Whitespace tells fall into two buckets: rhythm defaults (single-sentence paragraphs and the three-sentence cadence are LLM defaults, not deliberate choices) and copy-paste artifacts (curly quotes mixed with straight, weird en-space indents) that betray the rendering pipeline. These are the easiest to overlook because they're almost invisible.

Single-sentence paragraphs throughout — Substack/LinkedIn rhythm applied without judgment, regardless of subject. Severity: M. Pangram.
Consistent ~3-sentence paragraph rhythm — AI's default; every paragraph clocks in at the same count. Severity: M. Hastewire.
Curly quotes / smart apostrophes mixed with straight — Direct copy-paste-from-ChatGPT artifact; the model emits curly, the surrounding text uses straight. Severity: M. Wikipedia.
Three-en-space indents or other unusual whitespace — Markdown-rendering artifacts that survive copy-paste. Severity: L. Wikipedia.

The scanner detects mixed-quote characters and unusual whitespace bytes; paragraph rhythm shows up in the burstiness metrics.

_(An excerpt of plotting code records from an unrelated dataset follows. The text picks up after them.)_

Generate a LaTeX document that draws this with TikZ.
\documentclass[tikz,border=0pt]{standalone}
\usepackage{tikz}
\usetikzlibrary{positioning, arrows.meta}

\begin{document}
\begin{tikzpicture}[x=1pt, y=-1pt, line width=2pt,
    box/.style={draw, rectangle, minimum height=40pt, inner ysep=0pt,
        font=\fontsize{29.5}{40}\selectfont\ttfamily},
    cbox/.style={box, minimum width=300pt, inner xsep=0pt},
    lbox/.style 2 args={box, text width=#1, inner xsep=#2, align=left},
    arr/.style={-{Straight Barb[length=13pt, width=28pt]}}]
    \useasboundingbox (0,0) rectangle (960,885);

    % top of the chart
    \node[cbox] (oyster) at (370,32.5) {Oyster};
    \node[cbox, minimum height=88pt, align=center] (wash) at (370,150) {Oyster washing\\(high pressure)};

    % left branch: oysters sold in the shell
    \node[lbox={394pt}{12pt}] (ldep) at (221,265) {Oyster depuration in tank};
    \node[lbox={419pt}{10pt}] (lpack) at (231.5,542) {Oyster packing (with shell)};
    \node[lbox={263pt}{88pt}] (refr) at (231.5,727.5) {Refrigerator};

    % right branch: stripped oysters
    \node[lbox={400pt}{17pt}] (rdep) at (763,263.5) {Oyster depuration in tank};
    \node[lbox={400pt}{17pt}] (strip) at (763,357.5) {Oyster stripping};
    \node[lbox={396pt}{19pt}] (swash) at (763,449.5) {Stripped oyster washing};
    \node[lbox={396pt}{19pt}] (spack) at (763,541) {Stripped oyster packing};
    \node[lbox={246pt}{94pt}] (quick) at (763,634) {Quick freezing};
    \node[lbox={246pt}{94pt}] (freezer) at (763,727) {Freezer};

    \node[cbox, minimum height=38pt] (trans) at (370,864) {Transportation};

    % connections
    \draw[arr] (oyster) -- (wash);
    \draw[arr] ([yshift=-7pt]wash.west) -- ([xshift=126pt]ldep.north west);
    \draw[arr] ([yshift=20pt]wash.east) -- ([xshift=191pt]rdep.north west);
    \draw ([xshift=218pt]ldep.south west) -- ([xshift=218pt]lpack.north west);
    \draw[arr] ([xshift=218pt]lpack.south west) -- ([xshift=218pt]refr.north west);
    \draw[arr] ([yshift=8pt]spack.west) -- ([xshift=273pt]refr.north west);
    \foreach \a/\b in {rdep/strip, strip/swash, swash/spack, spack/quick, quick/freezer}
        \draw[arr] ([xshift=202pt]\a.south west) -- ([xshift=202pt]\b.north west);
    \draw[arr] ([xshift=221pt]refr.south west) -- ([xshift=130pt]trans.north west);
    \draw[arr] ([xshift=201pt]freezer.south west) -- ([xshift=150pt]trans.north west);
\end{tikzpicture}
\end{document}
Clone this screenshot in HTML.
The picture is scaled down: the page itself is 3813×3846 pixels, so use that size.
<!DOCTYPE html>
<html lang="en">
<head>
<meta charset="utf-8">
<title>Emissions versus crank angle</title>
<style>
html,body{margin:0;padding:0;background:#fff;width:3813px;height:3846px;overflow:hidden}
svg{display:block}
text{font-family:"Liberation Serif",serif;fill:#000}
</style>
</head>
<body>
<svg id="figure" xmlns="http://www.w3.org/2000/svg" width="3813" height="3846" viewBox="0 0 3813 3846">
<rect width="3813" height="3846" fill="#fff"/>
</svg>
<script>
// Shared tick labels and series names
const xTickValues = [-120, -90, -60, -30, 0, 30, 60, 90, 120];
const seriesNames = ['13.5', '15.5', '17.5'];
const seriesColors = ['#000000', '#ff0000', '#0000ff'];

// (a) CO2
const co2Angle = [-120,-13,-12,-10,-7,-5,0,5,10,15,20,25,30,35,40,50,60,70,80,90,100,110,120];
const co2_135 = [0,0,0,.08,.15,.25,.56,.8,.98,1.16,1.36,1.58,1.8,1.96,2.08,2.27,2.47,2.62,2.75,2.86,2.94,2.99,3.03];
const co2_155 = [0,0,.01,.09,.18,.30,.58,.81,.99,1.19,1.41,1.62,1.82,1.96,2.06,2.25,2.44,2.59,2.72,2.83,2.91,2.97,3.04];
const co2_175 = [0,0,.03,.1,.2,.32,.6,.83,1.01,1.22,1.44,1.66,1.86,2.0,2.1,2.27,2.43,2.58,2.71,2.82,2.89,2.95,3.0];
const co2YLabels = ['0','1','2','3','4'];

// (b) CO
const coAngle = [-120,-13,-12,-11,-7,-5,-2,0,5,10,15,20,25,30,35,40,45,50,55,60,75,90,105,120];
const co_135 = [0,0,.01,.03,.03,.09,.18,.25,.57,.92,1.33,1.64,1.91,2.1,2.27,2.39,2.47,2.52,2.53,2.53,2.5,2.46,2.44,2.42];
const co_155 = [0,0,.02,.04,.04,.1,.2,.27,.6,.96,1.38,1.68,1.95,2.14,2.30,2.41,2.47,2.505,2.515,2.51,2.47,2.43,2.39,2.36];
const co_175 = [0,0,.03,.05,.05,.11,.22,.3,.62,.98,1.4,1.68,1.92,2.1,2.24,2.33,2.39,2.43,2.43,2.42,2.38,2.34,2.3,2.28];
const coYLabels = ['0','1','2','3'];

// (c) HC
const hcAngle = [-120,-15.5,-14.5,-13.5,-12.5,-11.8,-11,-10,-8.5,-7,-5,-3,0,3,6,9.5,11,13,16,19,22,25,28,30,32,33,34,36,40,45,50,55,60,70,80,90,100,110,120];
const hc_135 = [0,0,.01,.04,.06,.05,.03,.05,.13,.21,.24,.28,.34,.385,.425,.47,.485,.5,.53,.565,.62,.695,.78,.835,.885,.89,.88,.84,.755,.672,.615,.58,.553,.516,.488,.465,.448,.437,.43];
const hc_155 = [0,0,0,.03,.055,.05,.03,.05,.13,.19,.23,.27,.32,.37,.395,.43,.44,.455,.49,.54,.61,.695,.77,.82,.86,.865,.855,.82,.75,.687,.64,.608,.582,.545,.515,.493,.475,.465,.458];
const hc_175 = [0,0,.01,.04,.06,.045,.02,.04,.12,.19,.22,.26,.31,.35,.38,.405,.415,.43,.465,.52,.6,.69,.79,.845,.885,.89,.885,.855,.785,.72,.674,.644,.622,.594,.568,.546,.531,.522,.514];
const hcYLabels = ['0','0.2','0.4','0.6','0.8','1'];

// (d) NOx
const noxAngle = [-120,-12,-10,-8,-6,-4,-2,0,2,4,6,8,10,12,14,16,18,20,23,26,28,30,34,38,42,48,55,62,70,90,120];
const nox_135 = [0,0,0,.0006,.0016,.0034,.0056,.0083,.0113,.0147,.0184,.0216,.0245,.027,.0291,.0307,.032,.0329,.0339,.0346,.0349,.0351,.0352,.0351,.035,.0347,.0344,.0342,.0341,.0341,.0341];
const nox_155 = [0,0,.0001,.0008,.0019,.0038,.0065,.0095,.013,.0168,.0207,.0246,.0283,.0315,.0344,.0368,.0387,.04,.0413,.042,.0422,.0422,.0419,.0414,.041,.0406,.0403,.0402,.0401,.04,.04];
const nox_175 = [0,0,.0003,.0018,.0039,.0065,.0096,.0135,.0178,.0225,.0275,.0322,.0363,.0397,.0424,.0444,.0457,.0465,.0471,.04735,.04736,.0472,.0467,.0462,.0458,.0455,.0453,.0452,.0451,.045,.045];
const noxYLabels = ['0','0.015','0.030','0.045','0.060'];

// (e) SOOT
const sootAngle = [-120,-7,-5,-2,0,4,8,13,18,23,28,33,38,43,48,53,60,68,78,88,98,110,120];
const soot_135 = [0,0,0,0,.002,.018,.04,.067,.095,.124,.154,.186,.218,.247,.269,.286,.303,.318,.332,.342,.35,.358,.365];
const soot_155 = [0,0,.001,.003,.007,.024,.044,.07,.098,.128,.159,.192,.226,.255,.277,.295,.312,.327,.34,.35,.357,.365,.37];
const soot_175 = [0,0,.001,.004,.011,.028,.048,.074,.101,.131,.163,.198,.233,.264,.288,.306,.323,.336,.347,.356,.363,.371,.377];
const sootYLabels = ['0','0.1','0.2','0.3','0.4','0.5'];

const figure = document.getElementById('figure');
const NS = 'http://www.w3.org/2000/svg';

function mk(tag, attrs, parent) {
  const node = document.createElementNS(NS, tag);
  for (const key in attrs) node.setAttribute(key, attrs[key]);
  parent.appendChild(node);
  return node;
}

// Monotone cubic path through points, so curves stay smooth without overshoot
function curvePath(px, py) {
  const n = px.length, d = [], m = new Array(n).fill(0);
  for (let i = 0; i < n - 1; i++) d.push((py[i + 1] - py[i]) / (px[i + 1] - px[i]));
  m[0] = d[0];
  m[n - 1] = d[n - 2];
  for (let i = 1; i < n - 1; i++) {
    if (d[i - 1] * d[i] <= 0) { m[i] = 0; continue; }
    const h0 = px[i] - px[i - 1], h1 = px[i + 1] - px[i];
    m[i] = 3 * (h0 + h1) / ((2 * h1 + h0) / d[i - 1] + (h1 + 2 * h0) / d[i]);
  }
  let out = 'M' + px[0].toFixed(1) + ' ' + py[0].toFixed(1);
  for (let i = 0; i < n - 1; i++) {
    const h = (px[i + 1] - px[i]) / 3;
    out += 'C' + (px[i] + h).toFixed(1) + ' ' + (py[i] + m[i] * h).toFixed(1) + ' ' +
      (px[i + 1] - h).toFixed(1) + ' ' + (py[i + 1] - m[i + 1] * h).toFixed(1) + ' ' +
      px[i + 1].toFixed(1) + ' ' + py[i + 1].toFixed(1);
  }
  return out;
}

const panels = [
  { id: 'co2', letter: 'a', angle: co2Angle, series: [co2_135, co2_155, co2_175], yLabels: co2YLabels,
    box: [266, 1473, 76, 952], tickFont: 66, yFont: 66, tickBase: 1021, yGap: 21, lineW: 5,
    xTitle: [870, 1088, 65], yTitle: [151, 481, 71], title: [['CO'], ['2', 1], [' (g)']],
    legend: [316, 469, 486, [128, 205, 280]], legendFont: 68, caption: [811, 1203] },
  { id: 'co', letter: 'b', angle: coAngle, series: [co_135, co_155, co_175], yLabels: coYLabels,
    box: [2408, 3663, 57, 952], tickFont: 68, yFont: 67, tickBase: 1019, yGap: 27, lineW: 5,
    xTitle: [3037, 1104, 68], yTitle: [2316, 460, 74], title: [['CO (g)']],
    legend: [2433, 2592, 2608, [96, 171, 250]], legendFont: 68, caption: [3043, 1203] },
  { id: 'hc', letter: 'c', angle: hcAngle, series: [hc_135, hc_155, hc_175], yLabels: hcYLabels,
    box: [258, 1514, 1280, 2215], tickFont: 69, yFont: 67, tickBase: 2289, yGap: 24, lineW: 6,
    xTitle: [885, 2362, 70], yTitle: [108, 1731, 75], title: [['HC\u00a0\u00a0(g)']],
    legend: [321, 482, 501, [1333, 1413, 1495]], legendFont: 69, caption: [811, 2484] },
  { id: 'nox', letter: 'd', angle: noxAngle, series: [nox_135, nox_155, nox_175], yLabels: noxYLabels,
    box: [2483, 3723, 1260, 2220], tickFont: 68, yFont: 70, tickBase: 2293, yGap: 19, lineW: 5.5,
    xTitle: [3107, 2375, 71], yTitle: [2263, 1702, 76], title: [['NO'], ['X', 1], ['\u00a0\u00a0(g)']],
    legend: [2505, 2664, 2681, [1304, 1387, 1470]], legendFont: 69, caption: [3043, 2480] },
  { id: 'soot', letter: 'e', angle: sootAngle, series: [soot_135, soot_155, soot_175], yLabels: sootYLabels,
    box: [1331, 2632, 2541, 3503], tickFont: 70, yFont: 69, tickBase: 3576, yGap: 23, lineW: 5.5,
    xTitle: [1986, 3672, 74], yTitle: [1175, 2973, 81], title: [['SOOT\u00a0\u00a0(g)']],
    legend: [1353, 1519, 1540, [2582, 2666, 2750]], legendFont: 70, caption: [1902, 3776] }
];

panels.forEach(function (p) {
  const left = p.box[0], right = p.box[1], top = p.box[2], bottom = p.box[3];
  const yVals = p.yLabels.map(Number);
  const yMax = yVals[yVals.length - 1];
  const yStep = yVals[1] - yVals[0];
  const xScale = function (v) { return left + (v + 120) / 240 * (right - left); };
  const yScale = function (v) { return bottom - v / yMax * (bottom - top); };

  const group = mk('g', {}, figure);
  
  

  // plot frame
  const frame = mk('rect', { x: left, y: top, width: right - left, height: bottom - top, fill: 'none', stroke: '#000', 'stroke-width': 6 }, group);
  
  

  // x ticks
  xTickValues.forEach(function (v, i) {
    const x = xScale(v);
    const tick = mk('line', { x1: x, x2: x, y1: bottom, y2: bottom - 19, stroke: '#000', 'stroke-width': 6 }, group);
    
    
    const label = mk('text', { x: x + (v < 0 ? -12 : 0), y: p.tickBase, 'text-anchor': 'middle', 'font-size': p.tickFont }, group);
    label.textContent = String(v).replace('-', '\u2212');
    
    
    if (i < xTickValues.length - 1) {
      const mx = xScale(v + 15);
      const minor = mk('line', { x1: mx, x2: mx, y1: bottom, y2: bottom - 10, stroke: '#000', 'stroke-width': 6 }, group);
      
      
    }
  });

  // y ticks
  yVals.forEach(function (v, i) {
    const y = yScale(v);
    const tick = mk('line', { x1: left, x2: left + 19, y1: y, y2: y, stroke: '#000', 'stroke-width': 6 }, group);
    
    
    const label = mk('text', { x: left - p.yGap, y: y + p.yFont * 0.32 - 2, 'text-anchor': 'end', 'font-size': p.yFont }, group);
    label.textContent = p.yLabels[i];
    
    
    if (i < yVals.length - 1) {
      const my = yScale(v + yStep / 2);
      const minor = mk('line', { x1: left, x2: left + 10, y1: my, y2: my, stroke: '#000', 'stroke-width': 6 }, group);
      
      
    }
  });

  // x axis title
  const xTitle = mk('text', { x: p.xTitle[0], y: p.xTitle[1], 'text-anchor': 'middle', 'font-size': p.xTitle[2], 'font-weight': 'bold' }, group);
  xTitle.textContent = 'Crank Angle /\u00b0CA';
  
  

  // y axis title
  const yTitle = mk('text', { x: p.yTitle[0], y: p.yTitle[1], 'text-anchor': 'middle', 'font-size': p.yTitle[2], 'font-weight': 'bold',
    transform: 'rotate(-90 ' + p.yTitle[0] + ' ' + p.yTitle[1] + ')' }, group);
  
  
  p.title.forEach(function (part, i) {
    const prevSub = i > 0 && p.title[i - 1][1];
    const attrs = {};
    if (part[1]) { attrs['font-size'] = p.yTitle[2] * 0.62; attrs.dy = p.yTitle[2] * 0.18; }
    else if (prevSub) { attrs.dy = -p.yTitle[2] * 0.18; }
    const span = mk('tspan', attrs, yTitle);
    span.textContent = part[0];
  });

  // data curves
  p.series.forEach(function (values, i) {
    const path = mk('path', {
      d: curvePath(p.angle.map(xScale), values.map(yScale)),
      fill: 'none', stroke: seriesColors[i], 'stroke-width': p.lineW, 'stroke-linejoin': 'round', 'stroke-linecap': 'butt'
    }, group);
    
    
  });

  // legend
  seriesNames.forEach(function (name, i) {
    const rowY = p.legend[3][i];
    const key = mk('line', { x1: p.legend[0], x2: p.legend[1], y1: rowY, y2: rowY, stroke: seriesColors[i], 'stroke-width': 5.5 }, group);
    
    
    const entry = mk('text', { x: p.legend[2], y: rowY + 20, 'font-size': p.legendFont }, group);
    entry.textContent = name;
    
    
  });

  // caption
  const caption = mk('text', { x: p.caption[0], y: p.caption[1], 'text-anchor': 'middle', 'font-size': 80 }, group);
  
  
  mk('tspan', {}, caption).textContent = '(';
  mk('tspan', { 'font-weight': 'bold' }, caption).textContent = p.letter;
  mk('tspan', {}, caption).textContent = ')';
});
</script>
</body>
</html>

View the raw bytes if a piece feels off but you can't see why — invisible characters often explain it.

How to use this file

Run the scanner first — scripts/scan.py detects most of these mechanically, including bold-first bullets, emoji bullets, burstiness, paragraph uniformity, contraction ratio, and bigram repetition.
The scanner can't tell whether a "Comprehensive Guide" title is appropriate — that requires reading the brief. Same for "Challenges and Future Directions" sections — appropriate for a research paper, AI-tell for a blog post.
Severity tiers apply: H tells are always cut; M tells are cut absent strong context; L tells inform the report but don't down-score.
Density still rules. A single bold-first bullet in a 3,000-word document is not a signal. Five of them in 500 words is.

See calibration.md for the density-scoring formula and genre-specific thresholds.